ChucK is strongly-timed: advancing 'now' drives synthesis with sample-accurate control
ChucK is a strongly-timed language: time is embedded in the language itself rather than handled by an external scheduler, and the programmer must advance time explicitly in the code. The keyword now holds the current ChucK time when read; assigning a duration to it (1::second => now) advances time and suspends the current shred until that point is reached, computing audio in between. Two native types carry timing: time (an absolute point from the start of ChucK time) and dur (a duration, e.g. 1::second, 500::ms, built from units like samp, ms, second). Because the programmer states exactly when to compute, send, and wait, timing is sample-accurate — critical for musical precision — at the cost of treating time as a first-class concept managed directly.
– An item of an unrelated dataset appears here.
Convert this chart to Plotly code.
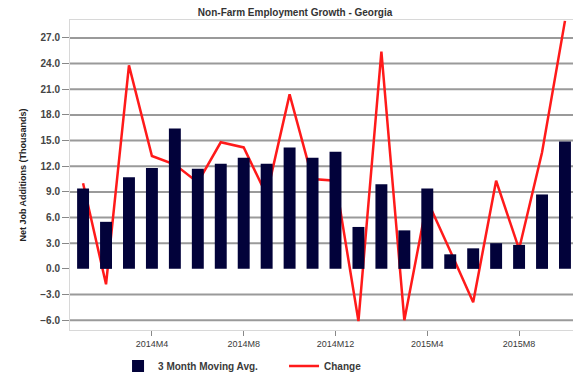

The common misconception is that now is a clock you read; it is the clock you drive — audio only advances when your code advances now.
Examples
SinOsc s => dac; // patch oscillator to output
440 => s.freq;
1::second => now; // audio computed for 1 s
880 => s.freq;
0.5::second => now; // then 0.5 s more
Assessment
Explain what happens to ChucK’s audio engine during 100::ms => now, then write a loop that plays a rising scale advancing now one beat per note. Contrast this explicit time advancement with a language where timing is implicit, and explain why sample-accurate timing matters for musical work.